Onwards to referendum

Turkey’s Constitutional Court clears the final hurdle on a presidential referendum later this year

Turkey’s Constitutional Court clears the final hurdle on a presidential referendum later this year

The Constitutional Court ruled this evening that the Turkish people should be allowed to decide whether they want to elect their own president. It comes after President Ahmet Necdet Sezer and the main opposition CHP formally complained about the way the proposal was voted through parliament. The Court’s decision is final: the Turkish people will be going to vote in a referendum in October at the very latest.

The ruling was always going to be a controversial one – this very blog saw a very heated discussion on the legalities surrounding the dispute – and the voting margin was as narrow it gets: six of the eleven high judges voted in favour of scrapping the complaint. Five were against.

My regular readers will know this was not the decision I was expecting, having lost considerable faith in the judiciary. But this was the right decision, and there is no need to wave a copy of the constitution about to understand why. An unelected body should not stop the Turkish people from choosing what they want to do. There is no democratic argument for it.

What happens next really depends on who wins the general election.

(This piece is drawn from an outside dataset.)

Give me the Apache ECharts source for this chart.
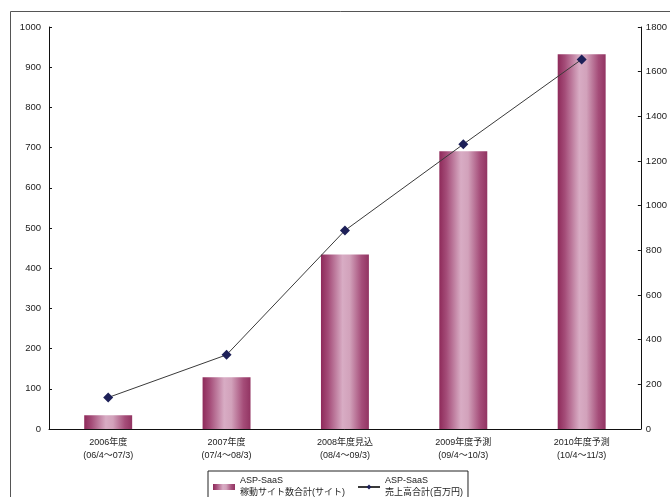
<!DOCTYPE html>
<html>
<head>
<meta charset="utf-8">
<script src="https://cdn.jsdelivr.net/npm/echarts@6/dist/echarts.min.js"></script>
<style>
html,body{margin:0;padding:0;background:#fff;}
#main{width:670px;height:497px;}
</style>
</head>
<body>
<div id="main"></div>
<script>
const categories = [
  '2006年度\n(06/4～07/3)',
  '2007年度\n(07/4～08/3)',
  '2008年度見込\n(08/4～09/3)',
  '2009年度予測\n(09/4～10/3)',
  '2010年度予測\n(10/4～11/3)'
];
const siteCounts = [34, 129, 434, 691, 932];
const salesTotals = [141, 332, 889, 1275, 1655];
const leftTicks = {min: 0, max: 1000, interval: 100};
const rightTicks = {min: 0, max: 1800, interval: 200};
const barName = 'ASP-SaaS\n稼動サイト数合計(サイト)';
const lineName = 'ASP-SaaS\n売上高合計(百万円)';

const FONT = '"Liberation Sans", "Noto Sans CJK JP", sans-serif';
const chart = echarts.init(document.getElementById('main'));
const barGrad = new echarts.graphic.LinearGradient(0, 0, 1, 0, [
  {offset: 0, color: '#8e2a5a'},
  {offset: 0.15, color: '#a44c78'},
  {offset: 0.45, color: '#d8acc4'},
  {offset: 0.6, color: '#d2a2bb'},
  {offset: 0.85, color: '#a54d79'},
  {offset: 1, color: '#923462'}
]);
const plain = v => String(v);
chart.setOption({
  animation: false,
  backgroundColor: '#fff',
  textStyle: {fontFamily: FONT},
  graphic: [{
    type: 'rect', left: 8, top: 9, silent: true,
    shape: {width: 720, height: 600},
    style: {fill: 'none', stroke: '#555', lineWidth: 1}
  }],
  grid: {left: 49, right: 29, top: 27, bottom: 68},
  legend: {
    left: 208, top: 471,
    padding: [4, 5, 4, 5],
    borderColor: '#222', borderWidth: 1,
    itemWidth: 22, itemHeight: 6, itemGap: 12,
    textStyle: {fontFamily: FONT, fontSize: 9, color: '#222', lineHeight: 12},
    data: [
      {name: barName, icon: 'rect'},
      {name: lineName}
    ]
  },
  xAxis: {
    type: 'category',
    data: categories,
    axisLine: {lineStyle: {color: '#111', width: 1}},
    axisTick: {inside: true, length: 3, lineStyle: {color: '#111'}},
    axisLabel: {fontFamily: FONT, fontSize: 9, color: '#222', lineHeight: 13, margin: 7},
    splitLine: {show: false}
  },
  yAxis: [{
    type: 'value',
    min: leftTicks.min, max: leftTicks.max, interval: leftTicks.interval,
    axisLine: {show: true, lineStyle: {color: '#111'}},
    axisTick: {show: true, inside: true, length: 3, lineStyle: {color: '#111'}},
    axisLabel: {fontFamily: FONT, fontSize: 9.5, color: '#222', margin: 8, formatter: plain},
    splitLine: {show: false}
  }, {
    type: 'value',
    position: 'right',
    min: rightTicks.min, max: rightTicks.max, interval: rightTicks.interval,
    axisLine: {show: true, lineStyle: {color: '#111'}},
    axisTick: {show: true, inside: true, length: 3, lineStyle: {color: '#111'}},
    axisLabel: {fontFamily: FONT, fontSize: 9.5, color: '#222', margin: 5, formatter: plain},
    splitLine: {show: false}
  }],
  series: [{
    name: barName,
    type: 'bar',
    yAxisIndex: 0,
    data: siteCounts,
    barWidth: '40.5%',
    itemStyle: {color: barGrad}
  }, {
    name: lineName,
    type: 'line',
    yAxisIndex: 1,
    data: salesTotals,
    symbol: 'diamond',
    symbolSize: 10,
    lineStyle: {color: '#3a3a3a', width: 1},
    itemStyle: {color: '#1d2058'}
  }]
});
</script>
</body>
</html>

If the AK party is returned to power, prime minister Recep Tayyip Erdoğan’s government might try again to pass a law that reduces the waiting time for a referendum to 45 days. That law has been vetoed by Mr Sezer once before; it would be near-comical if he decided to put a law about referendums to a referendum.

If the AK party does not win the election, some experts say the new government might try to elect Mr Sezer’s successor in parliament, using the existing system. But AK will probably still have enough seats to boycott and derail the process, just like the CHP did in April. Every lawyer has a different opinion.

All this, of course, is little more than speculation. It is not clear what the parliament will look like after July 22nd. What is clear is that Turkey’s constitution, drafted by the army in 1982, is drastically insufficient in coping with democratic crises. We need a new one.

We might just get it. AK’s election manifesto pledges a “civilian constitution” prepared with consultation and compromise. Mehmet Ağar’s Democrat Party and even the far-right Nationalist Action Party have made similar promises. But the CHP and the nationalist Youth Party have both kept quiet.

What needs to happen over the remainder of this summer is for Turkey’s new parliament to elect a new president under the existing system, so that Mr Sezer’s term can finally end and stability can finally return to the pyramid’s peak. The new government should then set to work on a new constitution that overhauls the entire system. The president would then act as a transitional figure until 2012, when the next head of state would be elected by the people. Turkey’s transition to a country truly operating under the rule of law would then be complete.

And once again, unrelenting as I am, I nominate Hikmet Çetin to oversee that transition.